At least until the Vice President’s latest outing, hunting accidents in Texas had fallen to a record low. Officials credit hunter education, which is mandatory for anyone born after 1971. Texas wildlife officials confirm that Cheney has a valid hunting license. I wouldn’t want to be the White House staff who has to ask the vice president whether he ever took a hunter safety course himself.
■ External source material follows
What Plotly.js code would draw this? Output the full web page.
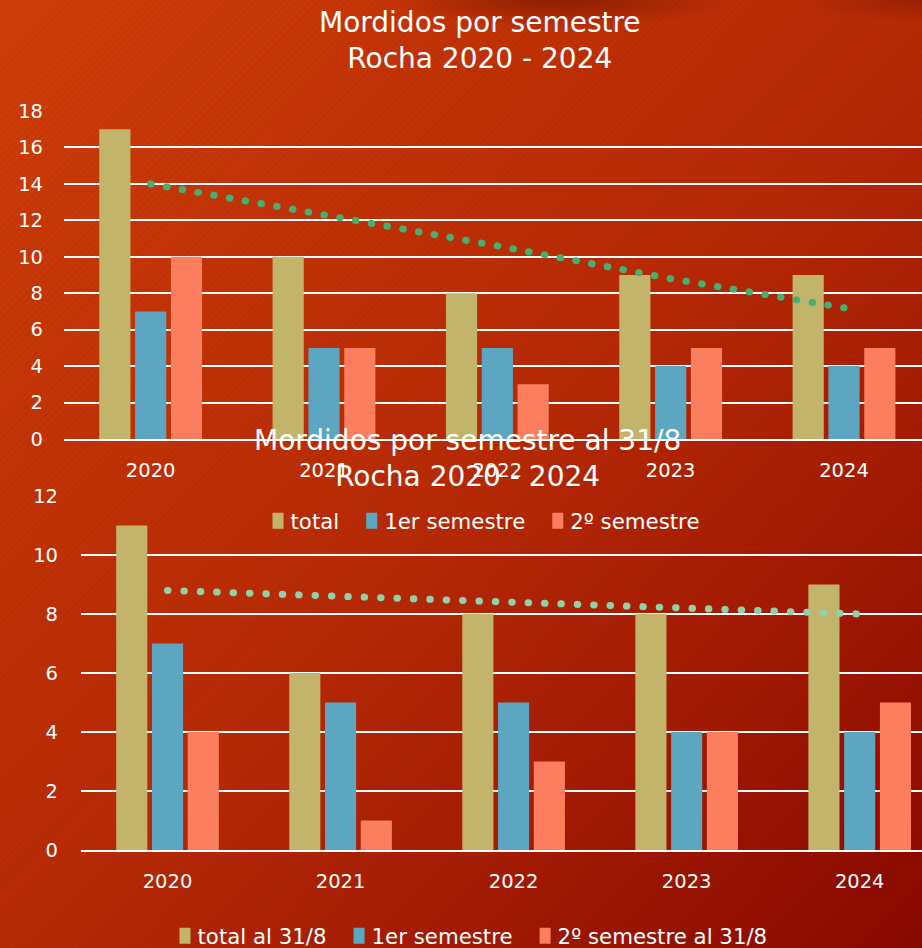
<!DOCTYPE html>
<html>
<head>
<meta charset="utf-8">
<script src="https://cdn.plot.ly/plotly-3.0.1.min.js"></script>
<style>
  html, body { margin: 0; padding: 0; width: 922px; height: 948px; overflow: hidden; }
  body {
    background:
      repeating-linear-gradient(135deg, rgba(0,0,0,0.035) 0px, rgba(0,0,0,0.035) 2px, rgba(255,255,255,0) 2px, rgba(255,255,255,0) 5px),
      radial-gradient(ellipse 170px 28px at 560px 0px, rgba(100,15,0,0.55), rgba(100,15,0,0)),
      radial-gradient(ellipse 120px 22px at 922px 0px, rgba(100,15,0,0.35), rgba(100,15,0,0)),
      linear-gradient(to bottom right, #d03f09 0%, #c33306 25%, #b82a05 50%, #a31a03 75%, #8a0800 100%);
  }
  #chart { width: 922px; height: 948px; }
  .scatterlayer path.js-line { stroke-linecap: round !important; }
</style>
</head>
<body>
<div id="chart"></div>
<script>
// Top chart: Mordidos por semestre, Rocha 2020 - 2024
const years = ['2020', '2021', '2022', '2023', '2024'];
const totalTop = [17, 10, 8, 9, 9];
const sem1Top = [7, 5, 5, 4, 4];
const sem2Top = [10, 5, 3, 5, 5];
const trendTop = [14.0, 12.3, 10.6, 8.8, 7.2];

// Bottom chart: Mordidos por semestre al 31/8
const totalBot = [11, 6, 8, 8, 9];
const sem1Bot = [7, 5, 5, 4, 4];
const sem2Bot = [4, 1, 3, 4, 5];
const trendBot = [8.8, 8.6, 8.4, 8.2, 8.0];

const yTicksTop = [0, 2, 4, 6, 8, 10, 12, 14, 16, 18];
const yTicksBot = [0, 2, 4, 6, 8, 10, 12];

const cTotal = '#c2b56b';
const cSem1 = '#5ca6c1';
const cSem2 = '#fb7e5e';

const font = 'DejaVu Sans, Verdana, sans-serif';

const traces = [
  {type: 'bar', x: years, y: totalTop, name: 'total', marker: {color: cTotal}, xaxis: 'x', yaxis: 'y', legend: 'legend'},
  {type: 'bar', x: years, y: sem1Top, name: '1er semestre', marker: {color: cSem1}, xaxis: 'x', yaxis: 'y', legend: 'legend'},
  {type: 'bar', x: years, y: sem2Top, name: '2º semestre', marker: {color: cSem2}, xaxis: 'x', yaxis: 'y', legend: 'legend'},
  {type: 'scatter', mode: 'lines', x: years, y: trendTop, showlegend: false, hoverinfo: 'skip',
   line: {color: '#45b070', width: 7, dash: '0.5px,15.5px'}, xaxis: 'x', yaxis: 'y'},

  {type: 'bar', x: years, y: totalBot, name: 'total al 31/8', marker: {color: cTotal}, xaxis: 'x2', yaxis: 'y2', legend: 'legend2'},
  {type: 'bar', x: years, y: sem1Bot, name: '1er semestre', marker: {color: cSem1}, xaxis: 'x2', yaxis: 'y2', legend: 'legend2'},
  {type: 'bar', x: years, y: sem2Bot, name: '2º semestre al 31/8', marker: {color: cSem2}, xaxis: 'x2', yaxis: 'y2', legend: 'legend2'},
  {type: 'scatter', mode: 'lines', x: years, y: trendBot, showlegend: false, hoverinfo: 'skip',
   line: {color: '#8fd2aa', width: 7, dash: '0.5px,15.9px'}, xaxis: 'x2', yaxis: 'y2'}
];

const axisCommon = {
  showgrid: true, gridcolor: '#ffffff', gridwidth: 2,
  zeroline: false, showline: false, ticks: '',
  tickfont: {family: font, size: 19.5, color: '#ffffff'},
  fixedrange: true
};

const xCommon = {
  type: 'category', showgrid: false, zeroline: false, showline: true,
  linecolor: '#ffffff', linewidth: 2, ticks: '', ticklabelstandoff: 13,
  tickfont: {family: font, size: 19.5, color: '#ffffff'}, fixedrange: true
};

const legendFont = {family: font, size: 21.3, color: '#ffffff'};

const layout = {
  width: 922, height: 948,
  margin: {l: 0, r: 0, t: 0, b: 0, autoexpand: false},
  paper_bgcolor: 'rgba(0,0,0,0)',
  plot_bgcolor: 'rgba(0,0,0,0)',
  barmode: 'group',
  bargap: 0.38,
  bargroupgap: 0.13,
  font: {family: font, color: '#ffffff'},
  xaxis: Object.assign({}, xCommon, {domain: [64/922, 1], anchor: 'y', range: [-0.5, 4.45]}),
  yaxis: Object.assign({}, axisCommon, {
    domain: [(948-439)/948, (948-111)/948], anchor: 'x', range: [0, 18],
    tickvals: yTicksTop, ticktext: yTicksTop.map(String), ticklabelstandoff: 20
  }),
  xaxis2: Object.assign({}, xCommon, {domain: [81/922, 1], anchor: 'y2', range: [-0.5, 4.36]}),
  yaxis2: Object.assign({}, axisCommon, {
    domain: [(948-850)/948, (948-496)/948], anchor: 'x2', range: [0, 12],
    tickvals: yTicksBot, ticktext: yTicksBot.map(String), ticklabelstandoff: 22
  }),
  legend: {
    orientation: 'h', x: 478/922, xanchor: 'center', y: (948-521)/948, yanchor: 'middle',
    font: legendFont, bgcolor: 'rgba(0,0,0,0)', traceorder: 'normal'
  },
  legend2: {
    orientation: 'h', x: 465/922, xanchor: 'center', y: (948-936)/948, yanchor: 'middle',
    font: legendFont, bgcolor: 'rgba(0,0,0,0)', traceorder: 'normal'
  },
  annotations: [
    {text: 'Mordidos por semestre<br>Rocha 2020 - 2024', xref: 'paper', yref: 'paper',
     x: 480/922, y: (948-41)/948, xanchor: 'center', yanchor: 'middle', showarrow: false,
     font: {family: font, size: 28, color: '#ffffff'}},
    {text: 'Mordidos por semestre al 31/8<br>Rocha 2020 - 2024', xref: 'paper', yref: 'paper',
     x: 467/922, y: (948-458)/948, xanchor: 'center', yanchor: 'middle', showarrow: false,
     font: {family: font, size: 28, color: '#ffffff'}}
  ]
};

Plotly.newPlot('chart', traces, layout, {displayModeBar: false, staticPlot: true}).then(function (gd) {
  // legend swatches: taller rectangles placed close to their label, as in the reference
  gd.querySelectorAll('g[class^="legend"] .traces .legendpoints path').forEach(function (p) {
    p.setAttribute('d', 'M5.5,8H-5.5V-8H5.5Z');
    p.setAttribute('transform', 'translate(27.5,0)');
  });
});
</script>
</body>
</html>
But as the New York Times presciently reported even before the Cheney news broke, aggregate statistics don’t tell the whole story. While other types of hunting accidents have fallen sharply, quail-hunting accidents in Texas are on the rise. In 2001, quail were at the back of the pack with squirrels and coyotes. By 2003, quail had shot past deer, rabbits, and feral hogs to trail only doves. In 2005, quail accidents remained in second place, even as new animals like snake, raccoon, and ram made the list.

Instead of insisting that the accident was not the VP’s fault, the White House should turn Cheney into the next Eddie Eagle. Of course, that would require the National Rifle Association to notice that the most powerful hunter in the world had misfired. At midday, the NRA website had the latest results for the U.S. Olympic biathlon team, but no mention of the vice-presidential shotgun.

In my grandfather’s day, no quail hunt was complete without a flask of brandy to beat back the cold weather and the frustration of searching the brush for birds that are afraid to fly. Today, few hunting accidents involve alcohol, although officials can’t say which has declined – the drinking or the aim.

Downhill Racers: If Dick Cheney is the Bode Miller of American politics, it most likely will be for other reasons: one disappointing performance after another, a penchant for making things go downhill, and enough errant self-confidence to guarantee gold should hauteur ever become an Olympic event.

In his novel Dreamcatcher, however, Stephen King writes that the second most common cause of hunting accidents is “eye fever” – when a hunter is so intent on seeing what he wants to see that his brain convinces his eye that he actually sees it. “Victims of eye-fever were uniformly astounded to discover they had shot a fencepost, or a passing car, or the broad side of a barn, or their own hunting partner,” King writes, adding that most of them are so convinced, they “could pass a lie-detector test on the subject.”